#### DATA EXTRACT

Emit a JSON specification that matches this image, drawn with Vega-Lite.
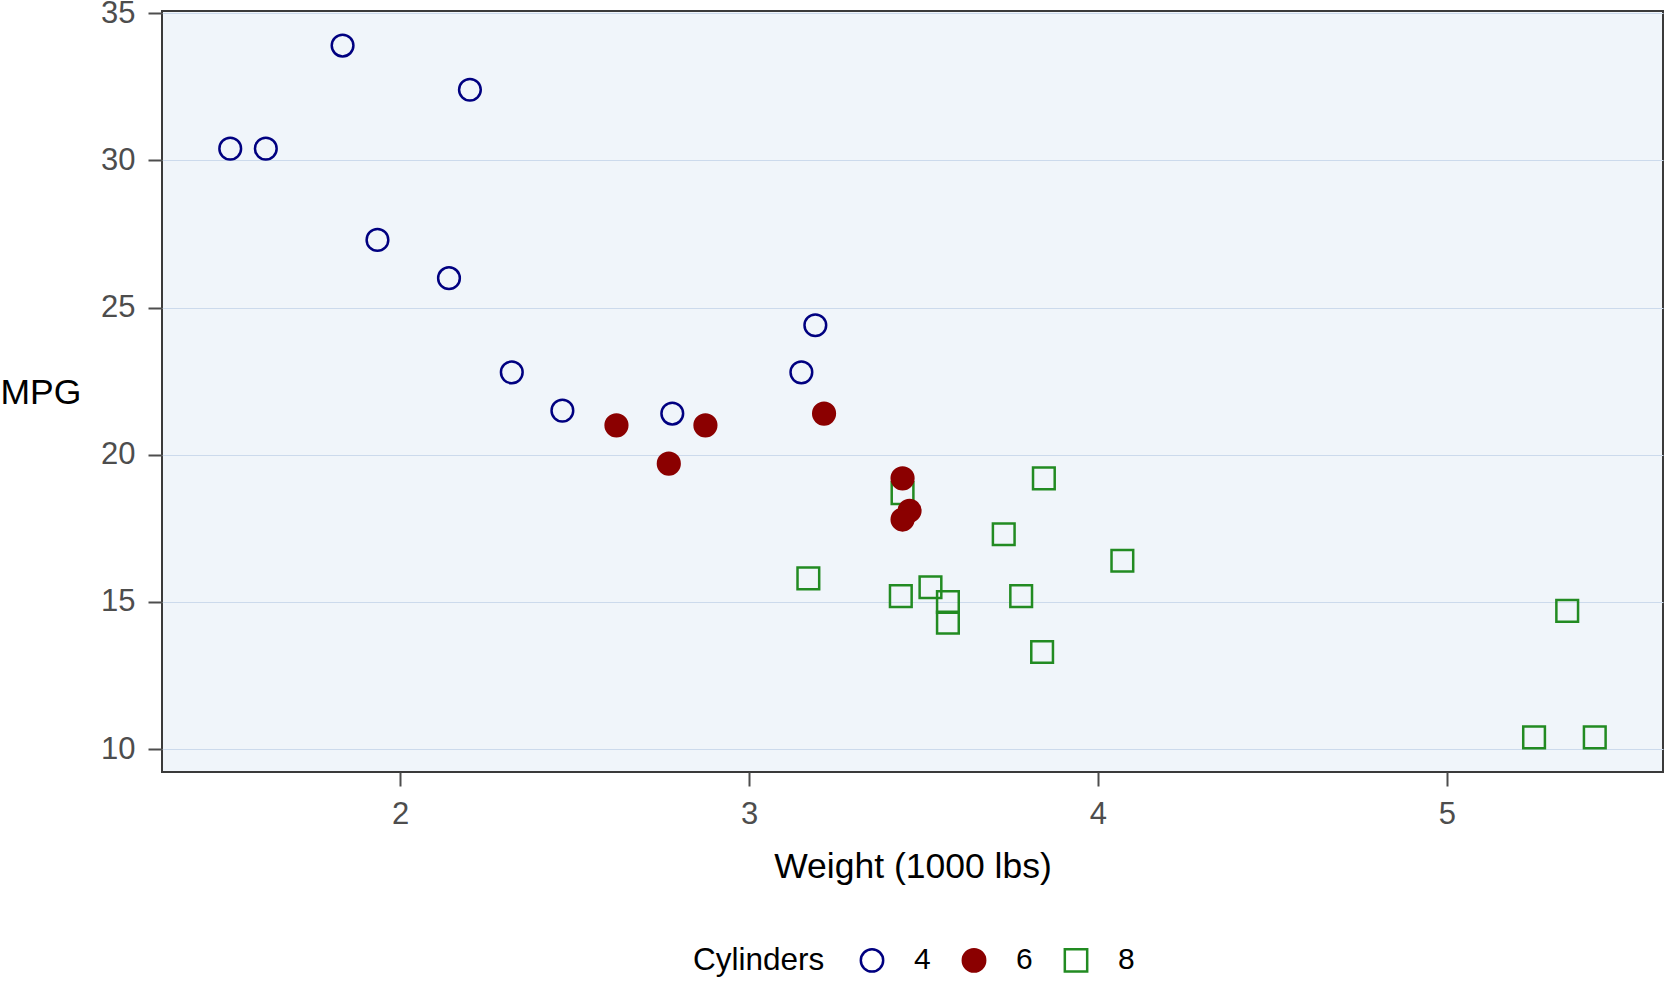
{
  "$schema": "https://vega.github.io/schema/vega-lite/v6.json",
  "autosize": "none",
  "width": 1501,
  "height": 761,
  "padding": {"left": 162, "top": 11, "right": 2, "bottom": 213},
  "background": "white",
  "data": {
    "values": [
      {"car": "Mazda RX4", "wt": 2.62, "mpg": 21.0, "cyl": "6"},
      {"car": "Mazda RX4 Wag", "wt": 2.875, "mpg": 21.0, "cyl": "6"},
      {"car": "Datsun 710", "wt": 2.32, "mpg": 22.8, "cyl": "4"},
      {"car": "Hornet 4 Drive", "wt": 3.215, "mpg": 21.4, "cyl": "6"},
      {"car": "Hornet Sportabout", "wt": 3.44, "mpg": 18.7, "cyl": "8"},
      {"car": "Valiant", "wt": 3.46, "mpg": 18.1, "cyl": "6"},
      {"car": "Duster 360", "wt": 3.57, "mpg": 14.3, "cyl": "8"},
      {"car": "Merc 240D", "wt": 3.19, "mpg": 24.4, "cyl": "4"},
      {"car": "Merc 230", "wt": 3.15, "mpg": 22.8, "cyl": "4"},
      {"car": "Merc 280", "wt": 3.44, "mpg": 19.2, "cyl": "6"},
      {"car": "Merc 280C", "wt": 3.44, "mpg": 17.8, "cyl": "6"},
      {"car": "Merc 450SE", "wt": 4.07, "mpg": 16.4, "cyl": "8"},
      {"car": "Merc 450SL", "wt": 3.73, "mpg": 17.3, "cyl": "8"},
      {"car": "Merc 450SLC", "wt": 3.78, "mpg": 15.2, "cyl": "8"},
      {"car": "Cadillac Fleetwood", "wt": 5.25, "mpg": 10.4, "cyl": "8"},
      {"car": "Lincoln Continental", "wt": 5.424, "mpg": 10.4, "cyl": "8"},
      {"car": "Chrysler Imperial", "wt": 5.345, "mpg": 14.7, "cyl": "8"},
      {"car": "Fiat 128", "wt": 2.2, "mpg": 32.4, "cyl": "4"},
      {"car": "Honda Civic", "wt": 1.615, "mpg": 30.4, "cyl": "4"},
      {"car": "Toyota Corolla", "wt": 1.835, "mpg": 33.9, "cyl": "4"},
      {"car": "Toyota Corona", "wt": 2.465, "mpg": 21.5, "cyl": "4"},
      {"car": "Dodge Challenger", "wt": 3.52, "mpg": 15.5, "cyl": "8"},
      {"car": "AMC Javelin", "wt": 3.435, "mpg": 15.2, "cyl": "8"},
      {"car": "Camaro Z28", "wt": 3.84, "mpg": 13.3, "cyl": "8"},
      {"car": "Pontiac Firebird", "wt": 3.845, "mpg": 19.2, "cyl": "8"},
      {"car": "Fiat X1-9", "wt": 1.935, "mpg": 27.3, "cyl": "4"},
      {"car": "Porsche 914-2", "wt": 2.14, "mpg": 26.0, "cyl": "4"},
      {"car": "Lotus Europa", "wt": 1.513, "mpg": 30.4, "cyl": "4"},
      {"car": "Ford Pantera L", "wt": 3.17, "mpg": 15.8, "cyl": "8"},
      {"car": "Ferrari Dino", "wt": 2.77, "mpg": 19.7, "cyl": "6"},
      {"car": "Maserati Bora", "wt": 3.57, "mpg": 15.0, "cyl": "8"},
      {"car": "Volvo 142E", "wt": 2.78, "mpg": 21.4, "cyl": "4"}
    ]
  },
  "mark": {"type": "point", "size": 470, "strokeWidth": 2.5, "opacity": 1},
  "encoding": {
    "x": {
      "field": "wt",
      "type": "quantitative",
      "title": "Weight (1000 lbs)",
      "scale": {"domain": [1.31745, 5.61955], "nice": false, "zero": false},
      "axis": {
        "values": [2, 3, 4, 5],
        "grid": false,
        "titleY": 94,
        "titleBaseline": "middle"
      }
    },
    "y": {
      "field": "mpg",
      "type": "quantitative",
      "title": "MPG",
      "scale": {"domain": [9.225, 35.075], "nice": false, "zero": false},
      "axis": {
        "values": [10, 15, 20, 25, 30, 35],
        "grid": true,
        "titleAngle": 0,
        "titleAlign": "left",
        "titleBaseline": "middle",
        "titleX": -162,
        "titleY": 381
      }
    },
    "stroke": {
      "field": "cyl",
      "type": "nominal",
      "title": "Cylinders",
      "scale": {"domain": ["4", "6", "8"], "range": ["#000080", "#8B0000", "#228B22"]}
    },
    "fill": {
      "field": "cyl",
      "type": "nominal",
      "title": "Cylinders",
      "scale": {"domain": ["4", "6", "8"], "range": ["rgba(0,0,0,0)", "#8B0000", "rgba(0,0,0,0)"]}
    },
    "shape": {
      "field": "cyl",
      "type": "nominal",
      "title": "Cylinders",
      "scale": {"domain": ["4", "6", "8"], "range": ["circle", "circle", "square"]}
    }
  },
  "config": {
    "font": "Liberation Sans",
    "view": {"fill": "#F0F5FA", "stroke": "#3a3a3a", "strokeWidth": 2},
    "axis": {
      "domain": false,
      "tickSize": 14,
      "tickWidth": 2,
      "tickColor": "#4d4d4d",
      "labelPadding": 13,
      "labelFont": "Liberation Sans",
      "labelFontSize": 31,
      "labelColor": "#4d4d4d",
      "titleFont": "Liberation Sans",
      "titleFontSize": 35.5,
      "titleFontWeight": "normal",
      "titleColor": "#000000",
      "gridColor": "#CCDAEC",
      "gridWidth": 1
    },
    "legend": {
      "orient": "none",
      "legendX": 531,
      "legendY": 934,
      "direction": "horizontal",
      "titleOrient": "left",
      "titleFont": "Liberation Sans",
      "titleFontSize": 31.5,
      "titleFontWeight": "normal",
      "titleColor": "#000000",
      "titlePadding": 32,
      "labelFont": "Liberation Sans",
      "labelFontSize": 30,
      "labelColor": "#000000",
      "labelOffset": 27,
      "columnPadding": 26,
      "symbolSize": 500,
      "symbolStrokeWidth": 2.5,
      "symbolOpacity": 1
    }
  }
}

########

» YOUR TASK: Exclude the images, then output the data above word for word.

» OUTPUT OF THE EXERCISE:
Emit a JSON specification that matches this image, drawn with Vega-Lite.
{
  "$schema": "https://vega.github.io/schema/vega-lite/v6.json",
  "autosize": "none",
  "width": 1501,
  "height": 761,
  "padding": {"left": 162, "top": 11, "right": 2, "bottom": 213},
  "background": "white",
  "data": {
    "values": [
      {"car": "Mazda RX4", "wt": 2.62, "mpg": 21.0, "cyl": "6"},
      {"car": "Mazda RX4 Wag", "wt": 2.875, "mpg": 21.0, "cyl": "6"},
      {"car": "Datsun 710", "wt": 2.32, "mpg": 22.8, "cyl": "4"},
      {"car": "Hornet 4 Drive", "wt": 3.215, "mpg": 21.4, "cyl": "6"},
      {"car": "Hornet Sportabout", "wt": 3.44, "mpg": 18.7, "cyl": "8"},
      {"car": "Valiant", "wt": 3.46, "mpg": 18.1, "cyl": "6"},
      {"car": "Duster 360", "wt": 3.57, "mpg": 14.3, "cyl": "8"},
      {"car": "Merc 240D", "wt": 3.19, "mpg": 24.4, "cyl": "4"},
      {"car": "Merc 230", "wt": 3.15, "mpg": 22.8, "cyl": "4"},
      {"car": "Merc 280", "wt": 3.44, "mpg": 19.2, "cyl": "6"},
      {"car": "Merc 280C", "wt": 3.44, "mpg": 17.8, "cyl": "6"},
      {"car": "Merc 450SE", "wt": 4.07, "mpg": 16.4, "cyl": "8"},
      {"car": "Merc 450SL", "wt": 3.73, "mpg": 17.3, "cyl": "8"},
      {"car": "Merc 450SLC", "wt": 3.78, "mpg": 15.2, "cyl": "8"},
      {"car": "Cadillac Fleetwood", "wt": 5.25, "mpg": 10.4, "cyl": "8"},
      {"car": "Lincoln Continental", "wt": 5.424, "mpg": 10.4, "cyl": "8"},
      {"car": "Chrysler Imperial", "wt": 5.345, "mpg": 14.7, "cyl": "8"},
      {"car": "Fiat 128", "wt": 2.2, "mpg": 32.4, "cyl": "4"},
      {"car": "Honda Civic", "wt": 1.615, "mpg": 30.4, "cyl": "4"},
      {"car": "Toyota Corolla", "wt": 1.835, "mpg": 33.9, "cyl": "4"},
      {"car": "Toyota Corona", "wt": 2.465, "mpg": 21.5, "cyl": "4"},
      {"car": "Dodge Challenger", "wt": 3.52, "mpg": 15.5, "cyl": "8"},
      {"car": "AMC Javelin", "wt": 3.435, "mpg": 15.2, "cyl": "8"},
      {"car": "Camaro Z28", "wt": 3.84, "mpg": 13.3, "cyl": "8"},
      {"car": "Pontiac Firebird", "wt": 3.845, "mpg": 19.2, "cyl": "8"},
      {"car": "Fiat X1-9", "wt": 1.935, "mpg": 27.3, "cyl": "4"},
      {"car": "Porsche 914-2", "wt": 2.14, "mpg": 26.0, "cyl": "4"},
      {"car": "Lotus Europa", "wt": 1.513, "mpg": 30.4, "cyl": "4"},
      {"car": "Ford Pantera L", "wt": 3.17, "mpg": 15.8, "cyl": "8"},
      {"car": "Ferrari Dino", "wt": 2.77, "mpg": 19.7, "cyl": "6"},
      {"car": "Maserati Bora", "wt": 3.57, "mpg": 15.0, "cyl": "8"},
      {"car": "Volvo 142E", "wt": 2.78, "mpg": 21.4, "cyl": "4"}
    ]
  },
  "mark": {"type": "point", "size": 470, "strokeWidth": 2.5, "opacity": 1},
  "encoding": {
    "x": {
      "field": "wt",
      "type": "quantitative",
      "title": "Weight (1000 lbs)",
      "scale": {"domain": [1.31745, 5.61955], "nice": false, "zero": false},
      "axis": {
        "values": [2, 3, 4, 5],
        "grid": false,
        "titleY": 94,
        "titleBaseline": "middle"
      }
    },
    "y": {
      "field": "mpg",
      "type": "quantitative",
      "title": "MPG",
      "scale": {"domain": [9.225, 35.075], "nice": false, "zero": false},
      "axis": {
        "values": [10, 15, 20, 25, 30, 35],
        "grid": true,
        "titleAngle": 0,
        "titleAlign": "left",
        "titleBaseline": "middle",
        "titleX": -162,
        "titleY": 381
      }
    },
    "stroke": {
      "field": "cyl",
      "type": "nominal",
      "title": "Cylinders",
      "scale": {"domain": ["4", "6", "8"], "range": ["#000080", "#8B0000", "#228B22"]}
    },
    "fill": {
      "field": "cyl",
      "type": "nominal",
      "title": "Cylinders",
      "scale": {"domain": ["4", "6", "8"], "range": ["rgba(0,0,0,0)", "#8B0000", "rgba(0,0,0,0)"]}
    },
    "shape": {
      "field": "cyl",
      "type": "nominal",
      "title": "Cylinders",
      "scale": {"domain": ["4", "6", "8"], "range": ["circle", "circle", "square"]}
    }
  },
  "config": {
    "font": "Liberation Sans",
    "view": {"fill": "#F0F5FA", "stroke": "#3a3a3a", "strokeWidth": 2},
    "axis": {
      "domain": false,
      "tickSize": 14,
      "tickWidth": 2,
      "tickColor": "#4d4d4d",
      "labelPadding": 13,
      "labelFont": "Liberation Sans",
      "labelFontSize": 31,
      "labelColor": "#4d4d4d",
      "titleFont": "Liberation Sans",
      "titleFontSize": 35.5,
      "titleFontWeight": "normal",
      "titleColor": "#000000",
      "gridColor": "#CCDAEC",
      "gridWidth": 1
    },
    "legend": {
      "orient": "none",
      "legendX": 531,
      "legendY": 934,
      "direction": "horizontal",
      "titleOrient": "left",
      "titleFont": "Liberation Sans",
      "titleFontSize": 31.5,
      "titleFontWeight": "normal",
      "titleColor": "#000000",
      "titlePadding": 32,
      "labelFont": "Liberation Sans",
      "labelFontSize": 30,
      "labelColor": "#000000",
      "labelOffset": 27,
      "columnPadding": 26,
      "symbolSize": 500,
      "symbolStrokeWidth": 2.5,
      "symbolOpacity": 1
    }
  }
}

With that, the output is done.